Describe the differences among short-term, medium-term, and long-term scheduling.
The primary difference is in the frequency of their execution. The short-term must select a new process quite often. Long-term is used much less often since it handles placing jobs in the system, and may wait a while for a job to finish before it admits another one.
A DECSYSTEM-20 computer has multiple register sets. Describe the actions of a context switch if the new context is already loaded into one of the register sets. What else must happen if the new context is in memory rather than a register set, and all the register sets are in use?
The CPU current-register-set pointer is changed to point to the set containing the new context, which takes very little time. If the context is in memory, one of the contexts in a register set must be chosen and moved to memory, and the new context must be loaded from memory into the set. This process takes a little more time than on systems with one set of registers, depending on how a replacement victim is selected.
What two advantages do threads have over multiple processes? What major disadvantage do they have? Suggest one application that would benefit from the use of threads, and one that would not.
Threads are very inexpensive to create and destroy, and they use very little resources while they exist. They do use CPU time for instance, but they don’t have totally separate memory spaces. Unfortunately, threads must “trust” each other to not damage shared data. For instance, one thread could destroy data that all the other threads rely on, while the same could not happen between processes unless they used a system feature to allow them to share data. Any program that may do more than one task at once could benefit from multitasking. For instance, a program that reads input, processes it, and outputs it could have three threads, one for each task. “Single-minded” processes would not bene?t from multiple threads; for instance, a program that displays the time of day.
What resources are used when a thread is created? How do they differ from those used when a process is created?

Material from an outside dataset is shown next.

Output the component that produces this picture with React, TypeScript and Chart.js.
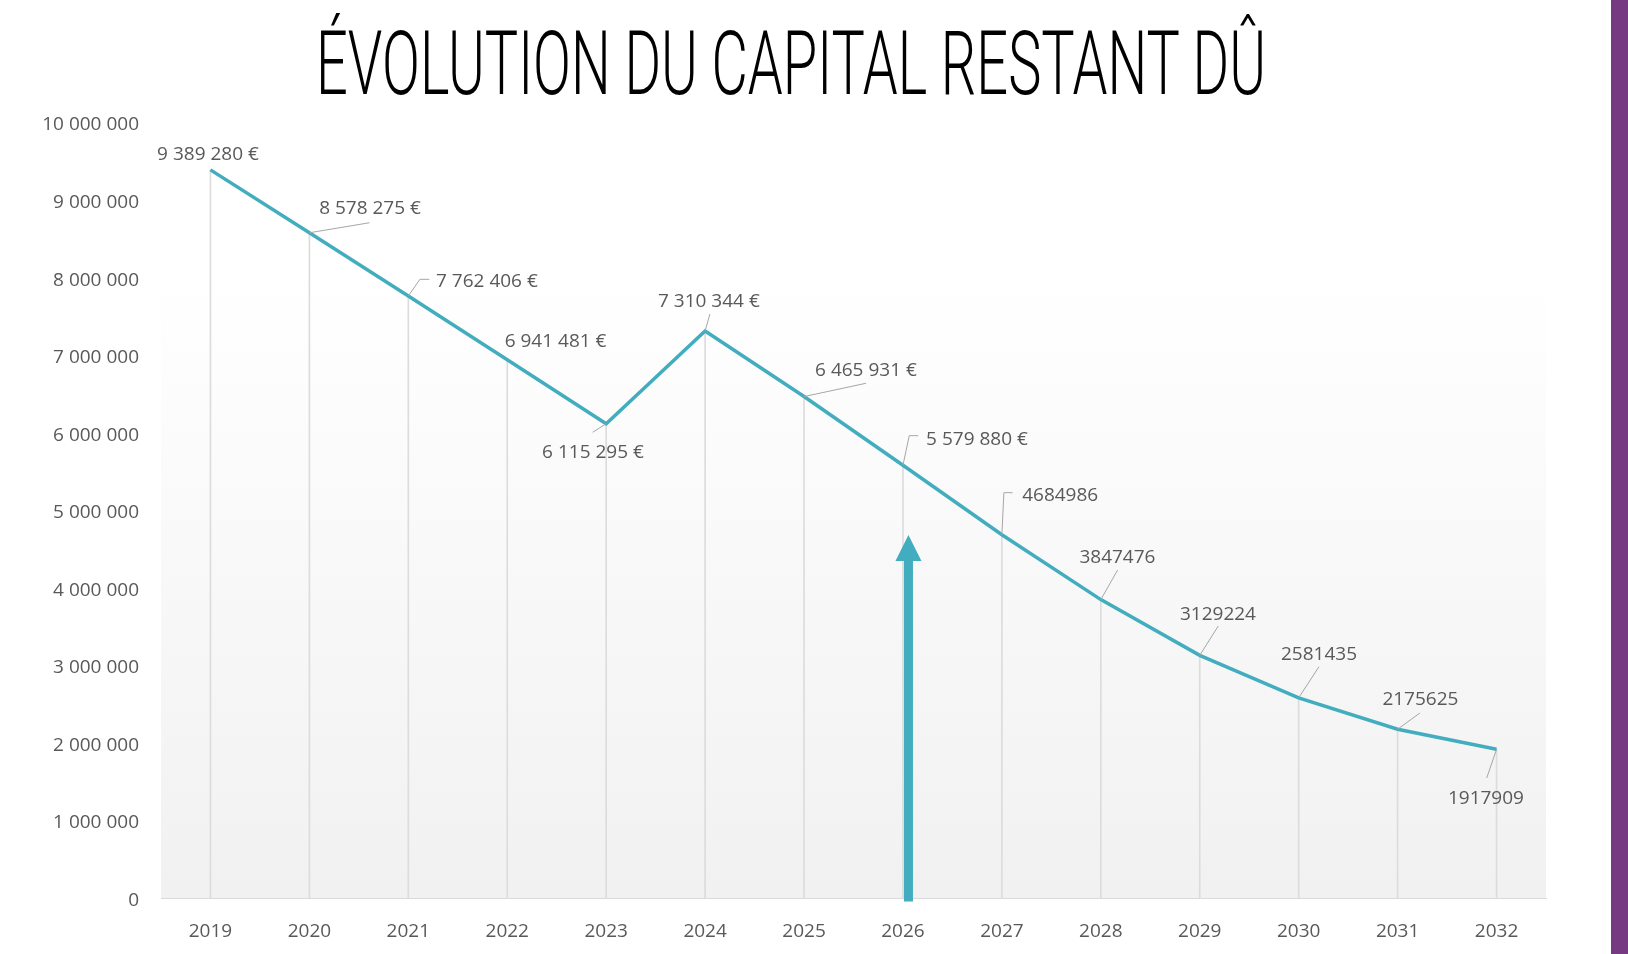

A context must be created, including a register set storage location for storage during context switching, and a local stack to record the procedure call arguments, return values, and return addresses, and thread-local storage. A process creation results in memory being allocated for program instructions and data, as well as thread-like storage. Code may also be loaded into the allocated memory
Describe the actions taken by a kernel to switch context
What are the differences between user-level threads and kernel-supported threads? Under what circumstances is one type “better” than the other?
User-level threads have no kernel support, so they are very inexpensive to create, destroy, and switch among. However, if one blocks, the whole process blocks. Kernel-supported threads are more expensive because system calls are needed to create and destroy them and the kernel must schedule them. They are more powerful because they are independently scheduled and block individually.
Consider the interprocess-communication scheme where mailboxes are used. Suppose a process P wants to wait for two messages, one from mailbox A and one from mailbox B. What sequence of send and receive should it execute?
Consider an operating system that supports both the IPC and RPC schemes. Give examples of problems that could be solved with each type of scheme. Explain why each problem is best solved by the method that you specify.